Das überraschenderweise im Tabellenkeller stehende Chelsea-Team von Coach (pardon: Manager) José Mourinho siegte mit 1:0, was unter den Blues-Anhängern den spontanen britischen Humor aufblitzen ließ: „We‘ll stay in!“ schallte mit beißender Ironie durch das 41.000 Zuschauer fassende Stadion.

Da das Match noch ganz im Zeichen der Anschläge von Paris stand, wurde aus Solidarität zu Frankreich die Marseillaise vor Spielbeginn abgespielt.

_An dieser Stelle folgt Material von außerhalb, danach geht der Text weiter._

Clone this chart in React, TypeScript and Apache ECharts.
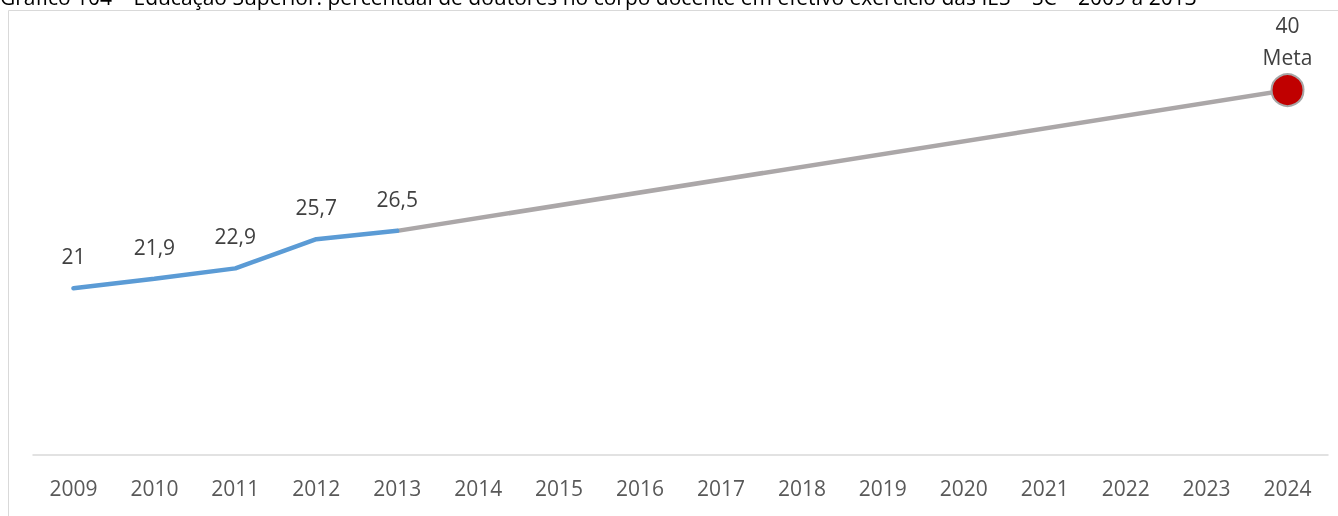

Die Chelsea-Fans ließen zudem eine riesige Tricolore durch ihren Block wandern, was in jenen schrecklichen Tagen des Terrors auf mich äußerst beeindruckend und stimmungsvoll wirkte.

Nach dem Spiel setzten sich meine beiden Begleiterinnen und ich in einen der unzähligen roten Doppeldeckerbusse und fuhren heimwärts. Dieses öffentliche Verkehrsmittel nennt der Brite „bus“, nicht „coach“. I‘ve learned my lesson well!